Place the PD file in the same folder as your text files (the patch will look for text files in the same root folder that its located in).
In the PD patch, change the name of the file referenced in the “read” object to match one of your files. In order to change text, you’ll need to enter Edit Mode (⌘+E).
Set a BPM using the labeled number object, and set the “Max value for each file” to whatever the highest number is in your list of coordinates (it’s fine if you’re off by a little). The patch will preform some math to reverse the number range so that higher numbers result in higher MIDI notes. By default SVG’s measure distance from the upper left, so a high number value would equate to the bottom of the screen, and we want those troughs to be low notes (at least I did). Set a low/high range for your coordinate list.
The “maxlib/scale” object will shift the range of MIDI notes to a new Low/High value. This allows you to customize the range of the MIDI notes coming out of PD. For example, you could limit the range to a low range (e.g. 30-50), or use the full range of notes from 0-127. The first two numbers will be the “input” for this object, and the second two will be the new range that is passed on to the “makenote” object. The other two number values going into “makenote” are the velocity and sustain. Customize them if you wish.
Click the big green square (toggle) to switch on the patch and begin sending notes. You may need to exist Edit mode and click on the “read” object to read the new text file, and then click the “rewind” object to make sure it starts at the beginning. You can press “rewind” anytime.
That’s it! Your DAW (Ableton, Logic, etc. ) should be receiving MIDI notes generated from the text file. If it’s not working, try restarting and relaunching both applications. Sometime the virtual MIDI bus needs a kick to get going.

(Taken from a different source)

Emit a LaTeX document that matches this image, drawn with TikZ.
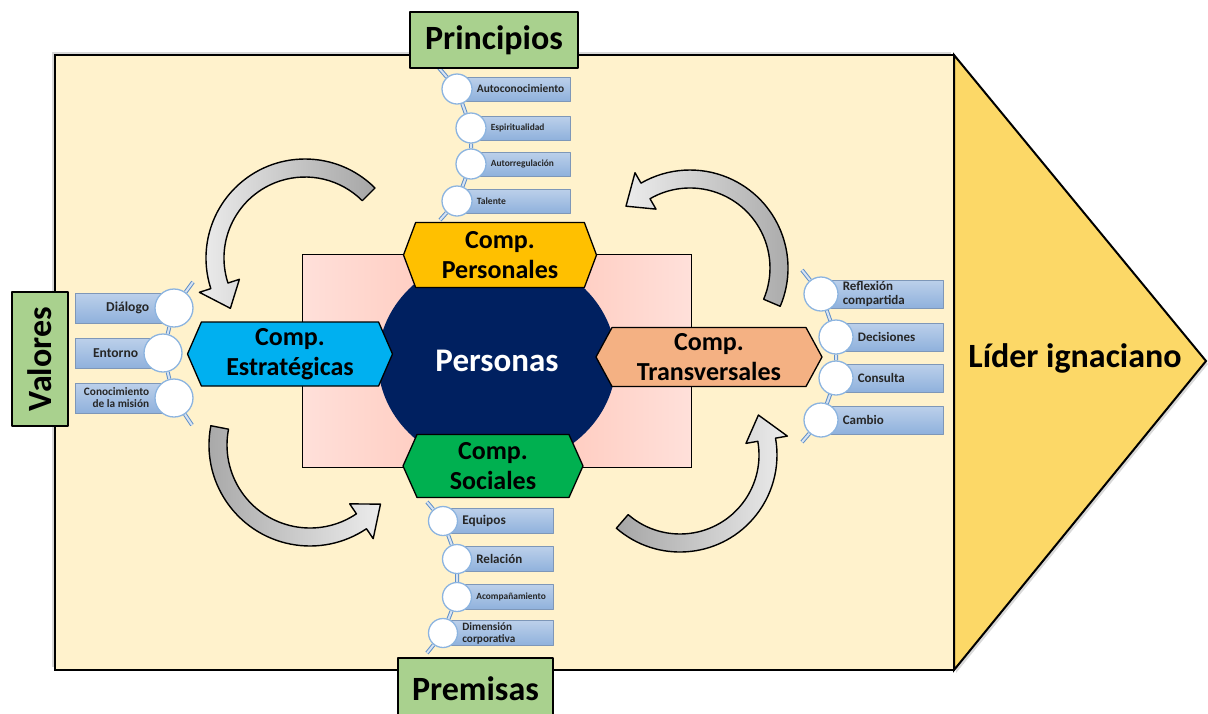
\documentclass[tikz,border=0pt]{standalone}
\usepackage{fontspec}
\setmainfont{Carlito}
\usetikzlibrary{positioning,shapes.geometric,shapes.symbols,shadows}

\definecolor{cream}{HTML}{FFF2CC}
\definecolor{leadgold}{HTML}{FCD867}
\definecolor{titlegreen}{HTML}{A9D18E}
\definecolor{pinklight}{HTML}{FFE0DA}
\definecolor{pinkdark}{HTML}{FFC2B3}
\definecolor{navy}{HTML}{002060}
\definecolor{compyellow}{HTML}{FFC000}
\definecolor{compgreen}{HTML}{00B050}
\definecolor{compblue}{HTML}{00B0F0}
\definecolor{comporange}{HTML}{F4B183}
\definecolor{bartop}{HTML}{BCD0EA}
\definecolor{barbot}{HTML}{8FB1DC}
\definecolor{barline}{HTML}{7E97B8}
\definecolor{dotline}{HTML}{8CB4E0}
\definecolor{railblue}{HTML}{5F8FC9}

\pgfdeclarelayer{bg}
\pgfdeclarelayer{rails}
\pgfsetlayers{bg,rails,main}

% center, tail angle, body end angle, tip angle, radius, shading
\newcommand{\bendarrow}[6]{%
  \begin{scope}[shift={#1}]
    \draw[turn,#6] (#2:#5+9) arc[start angle=#2,end angle=#3,radius=#5+9]
      -- (#3:#5+21) -- (#4:#5) -- (#3:#5-21) -- (#3:#5-9)
      arc[start angle=#3,end angle=#2,radius=#5-9] -- cycle;
  \end{scope}}

\begin{document}
\begin{tikzpicture}[x=1pt,y=-1pt,line join=round,
    titlebox/.style={draw=black,fill=titlegreen,line width=1.3pt,inner sep=0pt,
      font=\bfseries\fontsize{34}{40}\selectfont},
    comp/.style={signal,signal to=west and east,draw=black,line width=1.3pt,
      inner sep=0pt,align=center,font=\bfseries\fontsize{26}{30}\selectfont},
    itembar/.style={draw=barline,top color=bartop,bottom color=barbot,line width=.7pt},
    itemdot/.style={circle,draw=dotline,fill=white,line width=1.3pt,inner sep=0pt},
    itemtext/.style={inner sep=0pt,text=black!85},
    rail/.style={draw=railblue,double=white!75!railblue,double distance=2pt,line width=1pt},
    turn/.style={draw=black,line width=1.4pt}]
\useasboundingbox (0,0) rectangle (1208,713);

\begin{pgfonlayer}{bg}
  \draw[line width=2pt,fill=cream,
    drop shadow={shadow xshift=-3pt,shadow yshift=3pt,opacity=.3}] (55,55) rectangle (954,670);
  \draw[line width=2pt,fill=leadgold,
    drop shadow={shadow xshift=2pt,shadow yshift=-3pt,opacity=.3}] (954,55) -- (1206,361) -- (954,670) -- cycle;
  \node[draw=black,line width=1pt,left color=pinklight,right color=pinklight,middle color=pinkdark,
    minimum width=389pt,minimum height=213pt] (core) at (496.5,360.5) {};
\end{pgfonlayer}

\node[font=\bfseries\fontsize{34}{40}\selectfont] (lider) at (1075,358) {Líder ignaciano};

% turning arrows
\bendarrow{(305,258)}{-45}{-198}{-214}{90}{left color=gray!15,right color=gray!70}
\bendarrow{(690,268)}{23}{-120}{-136}{89}{left color=gray!15,right color=gray!70}
\bendarrow{(310,445)}{191}{56}{40}{92}{left color=gray!70,right color=gray!15}
\bendarrow{(680,455)}{131}{-10}{-27}{88}{left color=gray!70,right color=gray!15}

% center
\node[ellipse,fill=navy,minimum width=238pt,minimum height=214pt,text=white,
  font=\bfseries\fontsize{33}{40}\selectfont] (pers) at (497,361) {Personas};
\node[comp,fill=compyellow,signal pointer angle=139,minimum width=193pt,minimum height=65pt]
  (cpers) at (500,255) {Comp.\\Personales};
\node[comp,fill=compgreen,signal pointer angle=132,minimum width=180pt,minimum height=63pt]
  (csoc) at (493,466) {Comp.\\Sociales};
\node[comp,fill=compblue,signal pointer angle=133,minimum width=205pt,minimum height=64pt]
  (cest) at (290,354) {Comp.\\Estratégicas};
\node[comp,fill=comporange,signal pointer angle=123,minimum width=226pt,minimum height=59pt]
  (ctrans) at (709,357) {Comp.\\Transversales};

% titles
\node[titlebox,minimum width=168pt,minimum height=56pt] (princ) at (494,40) {Principios};
\node[titlebox,minimum width=155pt,minimum height=62pt] (prem) at (475.5,689) {Premisas};
\node[titlebox,rotate=90,minimum width=134pt,minimum height=56pt] (val) at (40,359) {Valores};

% Principios
\foreach \cx/\cy/\n/\txt/\fs in {457/89/pa/Autoconocimiento/11.4,471/128/pb/Espiritualidad/9.4,
    471/164/pc/Autorregulación/9.4,457/201/pd/Talente/9.6}{
  \draw[itembar] (\cx,\cy-12) rectangle (570,\cy+12);
  \node[itemdot,minimum size=30pt] (\n) at (\cx,\cy) {};
  \node[itemtext,font=\bfseries\fontsize{\fs}{12}\selectfont,right=4pt of \n] (\n t) {\txt};
}
% Valores
\foreach \cx/\cy/\n/\txt/\fs in {174/308/va/Diálogo/13.6,163/353/vb/Entorno/13.6,
    174/398/vc/{Conocimiento\\de la misión}/11.3}{
  \draw[itembar] (75,\cy-15) rectangle (\cx,\cy+15);
  \node[itemdot,minimum size=38pt] (\n) at (\cx,\cy) {};
  \node[itemtext,align=right,font=\bfseries\fontsize{\fs}{12}\selectfont,left=5pt of \n] (\n t) {\txt};
}
% Transversales
\foreach \cx/\cy/\n/\txt in {821/294/ta/{Reflexión\\compartida},836/337/tb/Decisiones,
    836/378/tc/Consulta,821/420/td/Cambio}{
  \draw[itembar] (\cx,\cy-14) rectangle (943,\cy+14);
  \node[itemdot,minimum size=34pt] (\n) at (\cx,\cy) {};
  \node[itemtext,align=left,font=\bfseries\fontsize{13}{13.5}\selectfont,right=4pt of \n] (\n t) {\txt};
}
% Sociales
\foreach \cx/\cy/\n/\txt/\fs in {443/521/sa/Equipos/13.3,457/559/sb/Relación/13,
    457/597/sc/Acompañamiento/9.4,443/633/sd/{Dimensión\\corporativa}/11.2}{
  \draw[itembar] (\cx,\cy-12.5) rectangle (553,\cy+12.5);
  \node[itemdot,minimum size=29pt] (\n) at (\cx,\cy) {};
  \node[itemtext,align=left,font=\bfseries\fontsize{\fs}{12}\selectfont,right=4pt of \n] (\n t) {\txt};
}

\coordinate (p0) at (439,68);  \coordinate (p1) at (440,220);
\coordinate (v0) at (193,282); \coordinate (v1) at (192,425);
\coordinate (t0) at (802,270); \coordinate (t1) at (802,442);
\coordinate (s0) at (427,502); \coordinate (s1) at (427,653);
\begin{pgfonlayer}{rails}
  \draw[rail] (p0) -- (pa) -- (pb) -- (pc) -- (pd) -- (p1);
  \draw[rail] (v0) -- (va) -- (vb) -- (vc) -- (v1);
  \draw[rail] (t0) -- (ta) -- (tb) -- (tc) -- (td) -- (t1);
  \draw[rail] (s0) -- (sa) -- (sb) -- (sc) -- (sd) -- (s1);
\end{pgfonlayer}
\end{tikzpicture}
\end{document}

Step 4. Choose your instruments
Now that you’ve got a banging MIDI machine, choose some MIDI instruments or samples to be triggered by your data-generated notes. You can create synths and noises in PD, but it’s a lot easier to do this composition part in a polished DAW.
Once you’ve chosen an instrument, hit record in your DAW — and then rewind the text file in PD to start from the beginning.